Una educación integral que contemple una buena formación en asuntos esenciales como la capacidad de lecto-comprensión, la resolución de problemas y el pensamiento crítico jugaría un papel crucial en la preparación de individuos reflexivos que participen activamente en sus comunidades. Promover este tipo de educación, que valore no sólo la adquisición de conocimientos técnicos, sino también la capacidad de pensar críticamente (tener criterio propio, o sea, no repetir como loros) y de buscar significado y sentido a la vida, puede contrarrestar significativamente la superficialidad imperante que tanto daño nos está haciendo. Este enfoque educativo que aquí proponemos no es imposible, puesto que contamos con todos los recursos para fomentar la reflexión filosófica, la apreciación de la belleza y la comprensión profunda de la condición humana para cultivar una vida individual más rica y significativa y una vida colectiva menos egoísta y ensimismada.

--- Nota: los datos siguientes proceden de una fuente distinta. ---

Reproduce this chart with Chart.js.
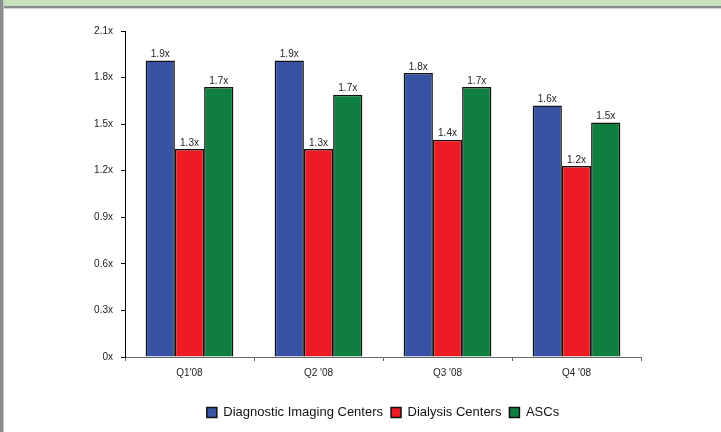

En fin, como podrán apreciar, la búsqueda de sentido no es una tarea simple, tampoco es una receta que nos pueden dar los diletantes gurúes del coach ontológico, pero sí es una forma de vida que vale la pena vivir, porque vivir con propósito implica enfrentar la banalidad con una actitud de profundidad y autenticidad que nos protege de caer en las garras patéticas de la existencia vacía al servicio de unos pocos que lucran con nuestro desinterés. El comprometernos con la filosofía, abrazar el aprendizaje constante y el buscar significado en nuestras experiencias vitales cotidianas sirve, sin duda, para transformar nuestra existencia y encontrar una vida que no sólo sea vivida, sino también experimentada con plenitud y dignidad. En este sentido, la superficialidad y la trivialidad pueden ser desafíos formidables, pero con la guía de una educación y un compromiso cívico que apunte a la formación significativa de sujetos libres para poder construir, todos juntos, un modo de vida más consciente y enriquecedora.